TASK DESCRIPTION ▸ Check every line below for the word "with" and copy each one that has it.

STORED DATA ▸
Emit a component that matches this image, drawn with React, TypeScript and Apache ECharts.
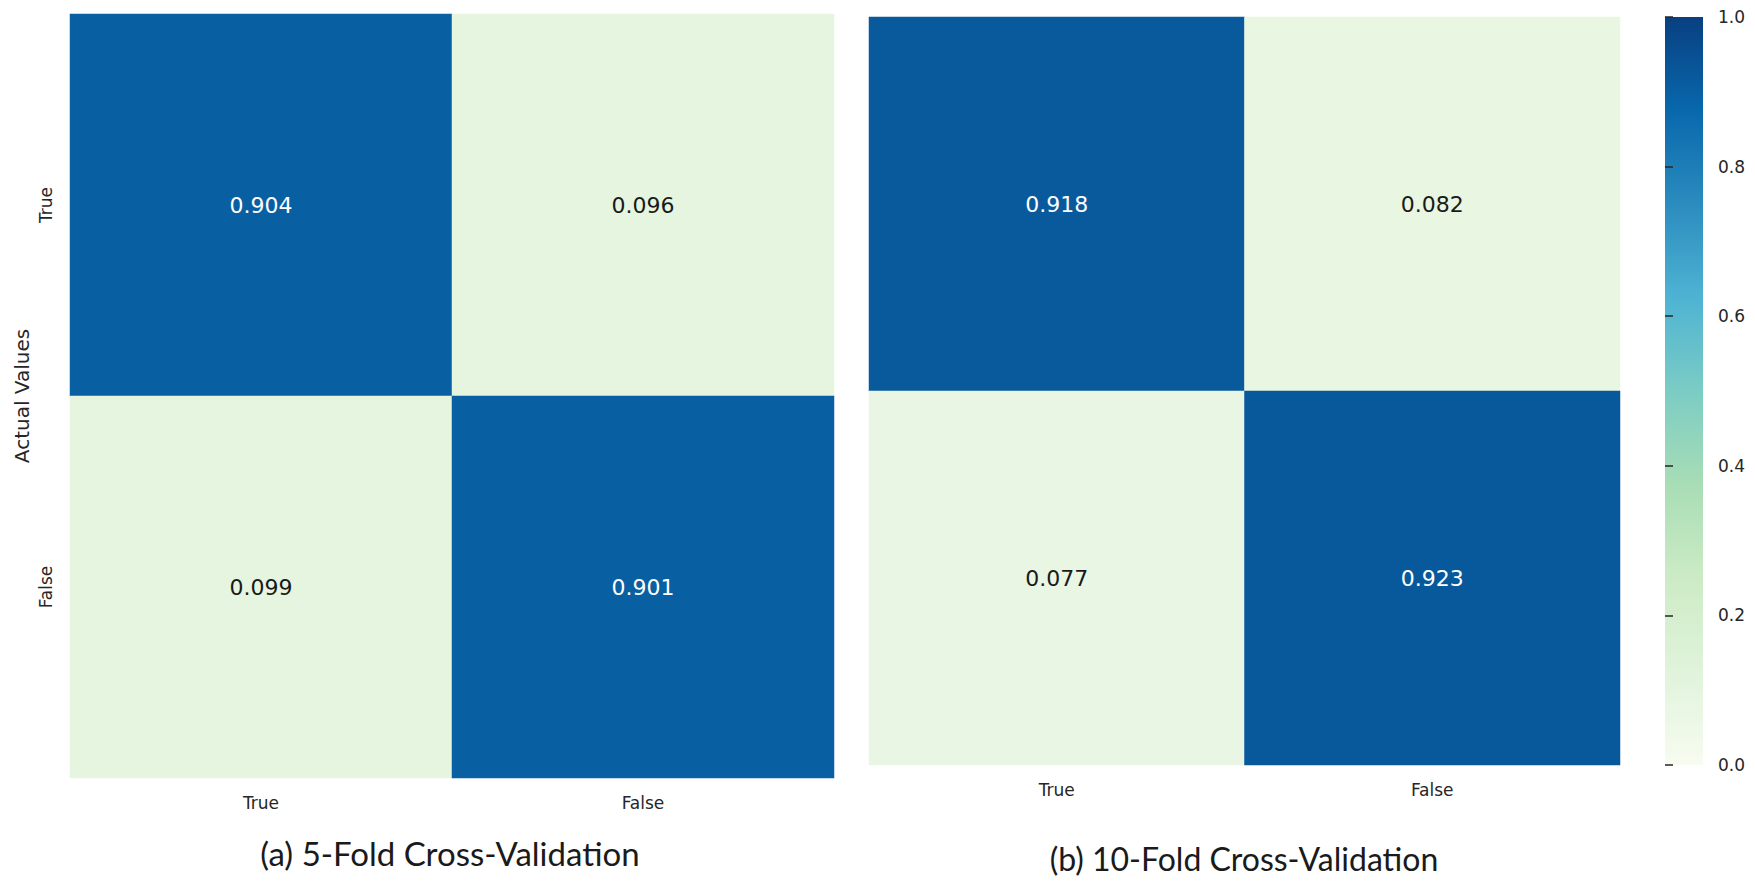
import React, { useEffect, useRef } from "react";
import * as echarts from "echarts";

const classes = ["True", "False"];
const values5Fold = [
  [0.904, 0.096],
  [0.099, 0.901],
];
const values10Fold = [
  [0.918, 0.082],
  [0.077, 0.923],
];
const colorbarTicks = [0, 0.2, 0.4, 0.6, 0.8, 1.0];
const gnbu = ["#f7fcf0", "#e0f3db", "#ccebc5", "#a8ddb5", "#7bccc4", "#4eb3d3", "#2b8cbe", "#0868ac", "#084081"];
const titles = ["(a) 5-Fold Cross-Validation", "(b) 10-Fold Cross-Validation"];

function toCells(m: number[][]) {
  const out: any[] = [];
  m.forEach((row, r) => row.forEach((v, c) => out.push([c, r, v])));
  return out;
}

export default function App() {
  const ref = useRef<HTMLDivElement>(null);
  useEffect(() => {
    const chart = echarts.init(ref.current!, null, { renderer: "svg" });
    const grids = [
      { left: 70, top: 14, width: 764, height: 764 },
      { left: 869, top: 17, width: 751, height: 748 },
      { left: 1665, top: 17, width: 38, height: 748 },
    ];
    const tickFont = { fontFamily: "DejaVu Sans", fontSize: 17, color: "#262626" };
    const catAxis = (gi: number, extra: any) => ({
      type: "category",
      gridIndex: gi,
      data: classes,
      axisLine: { show: false },
      axisTick: { show: false },
      splitArea: { show: false },
      axisLabel: { ...tickFont },
      ...extra,
    });
    const makeSeries = (gi: number, m: number[][]) => ({
      type: "heatmap",
      xAxisIndex: gi,
      yAxisIndex: gi,
      data: toCells(m).map((d) => ({
        value: d,
        label: { color: d[2] > 0.5 ? "#ffffff" : "#1a1a1a" },
      })),
      label: {
        show: true,
        fontFamily: "DejaVu Sans",
        fontSize: 22,
        formatter: (p: any) => p.value[2].toFixed(3),
      },
      emphasis: { disabled: true },
      itemStyle: { borderWidth: 0 },
    });
    const option: any = {
      animation: false,
      backgroundColor: "#ffffff",
      grid: grids,
      xAxis: [
        catAxis(0, { axisLabel: { ...tickFont, margin: 16 } }),
        catAxis(1, { axisLabel: { ...tickFont, margin: 16 } }),
        { type: "value", gridIndex: 2, show: false, min: 0, max: 1 },
      ],
      yAxis: [
        catAxis(0, {
          inverse: true,
          name: "Actual Values",
          nameLocation: "middle",
          nameGap: 38,
          nameRotate: 90,
          nameTextStyle: { fontFamily: "DejaVu Sans", fontSize: 20, color: "#262626" },
          axisLabel: { ...tickFont, rotate: 90, margin: 16 },
        }),
        catAxis(1, { inverse: true, axisLabel: { show: false } }),
        {
          type: "value",
          gridIndex: 2,
          position: "right",
          min: 0,
          max: 1,
          interval: 0.2,
          axisLine: { show: false },
          splitLine: { show: false },
          axisTick: { show: true, length: 8, lineStyle: { color: "#262626", width: 1.5 } },
          axisLabel: {
            ...tickFont,
            margin: 15,
            formatter: (v: number) => v.toFixed(1),
          },
        },
      ],
      visualMap: {
        show: false,
        min: 0,
        max: 1,
        seriesIndex: [0, 1],
        dimension: 2,
        inRange: { color: gnbu },
      },
      graphic: [
        {
          type: "rect",
          shape: { x: 1665, y: 17, width: 38, height: 748 },
          style: {
            fill: new echarts.graphic.LinearGradient(
              0,
              1,
              0,
              0,
              gnbu.map((c, i) => ({ offset: i / (gnbu.length - 1), color: c }))
            ),
          },
          z: -1,
        },
        {
          type: "text",
          x: 450,
          y: 853,
          style: {
            text: titles[0],
            fontFamily: "Lato",
            fontSize: 33,
            fill: "#1a1a1a",
            align: "center",
            verticalAlign: "middle",
          },
        },
        {
          type: "text",
          x: 1244,
          y: 858,
          style: {
            text: titles[1],
            fontFamily: "Lato",
            fontSize: 32,
            fill: "#1a1a1a",
            align: "center",
            verticalAlign: "middle",
          },
        },
      ],
      series: [
        makeSeries(0, values5Fold),
        makeSeries(1, values10Fold),
        {
          type: "scatter",
          xAxisIndex: 2,
          yAxisIndex: 2,
          data: colorbarTicks.map((t) => [0.5, t]),
          symbolSize: 0,
          silent: true,
        },
      ],
    };
    chart.setOption(option);
    return () => chart.dispose();
  }, []);
  return (
    <div
      ref={ref}
      style={{ position: "fixed", left: 0, top: 0, width: 1755, height: 882 }}
    />
  );
}
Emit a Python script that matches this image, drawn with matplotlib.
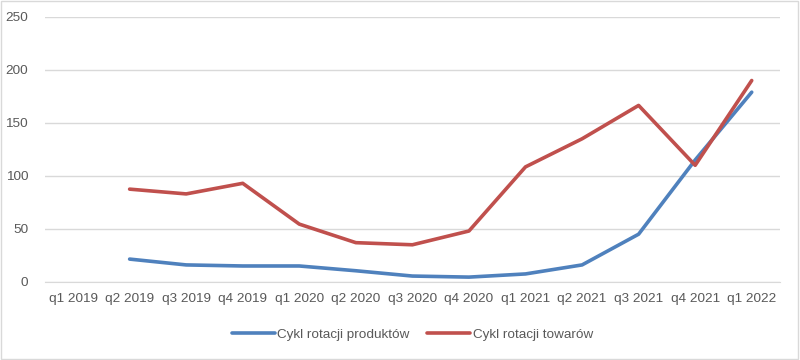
import numpy as np
import matplotlib.pyplot as plt

quarters = ["q1 2019", "q2 2019", "q3 2019", "q4 2019", "q1 2020", "q2 2020", "q3 2020",
            "q4 2020", "q1 2021", "q2 2021", "q3 2021", "q4 2021", "q1 2022"]
produkty = [np.nan, 21.5, 16, 15, 15, 10.5, 5.5, 4.5, 7.5, 16, 45, 115, 179]
towary = [np.nan, 87.5, 83, 93, 54.5, 37, 35, 48, 108.5, 135, 166.5, 110, 190]

plt.rcParams['font.family'] = ['Liberation Sans', 'DejaVu Sans']

fig = plt.figure(figsize=(8, 3.6), dpi=100)
ax = fig.add_axes([0.056, 0.217, 0.919, 0.736])

x = np.arange(len(quarters))
ax.plot(x, produkty, color='#4F81BD', lw=2.6, solid_capstyle='round', label='Cykl rotacji produktów')
ax.plot(x, towary, color='#C0504D', lw=2.6, solid_capstyle='round', label='Cykl rotacji towarów')

ax.set_xlim(-0.5, len(quarters) - 0.5)
ax.set_ylim(0, 250)
ax.set_yticks(range(0, 251, 50))
ax.set_xticks(x)
ax.set_xticklabels(quarters)
ax.grid(axis='y', color='#D9D9D9', lw=1)
ax.set_axisbelow(True)
for s in ax.spines.values():
    s.set_visible(False)
ax.spines['bottom'].set_visible(True)
ax.spines['bottom'].set_color('#D9D9D9')
ax.tick_params(length=0, labelsize=9.7, colors='#595959', pad=8)
ax.tick_params(axis='y', pad=12)

ax.legend(loc='upper center', bbox_to_anchor=(0.5, -0.13), ncol=2, frameon=False,
          fontsize=9.7, labelcolor='#595959', handlelength=3.2, columnspacing=1.3, handletextpad=0.2)

fig.patches.append(plt.Rectangle((0.001, 0.002), 0.997, 0.995, transform=fig.transFigure,
                                 fill=False, edgecolor='#D9D9D9', lw=1))
fig.savefig('out.png', dpi=100, facecolor='white')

THE RESPONSE ▸
Emit a component that matches this image, drawn with React, TypeScript and Apache ECharts.
Emit a Python script that matches this image, drawn with matplotlib.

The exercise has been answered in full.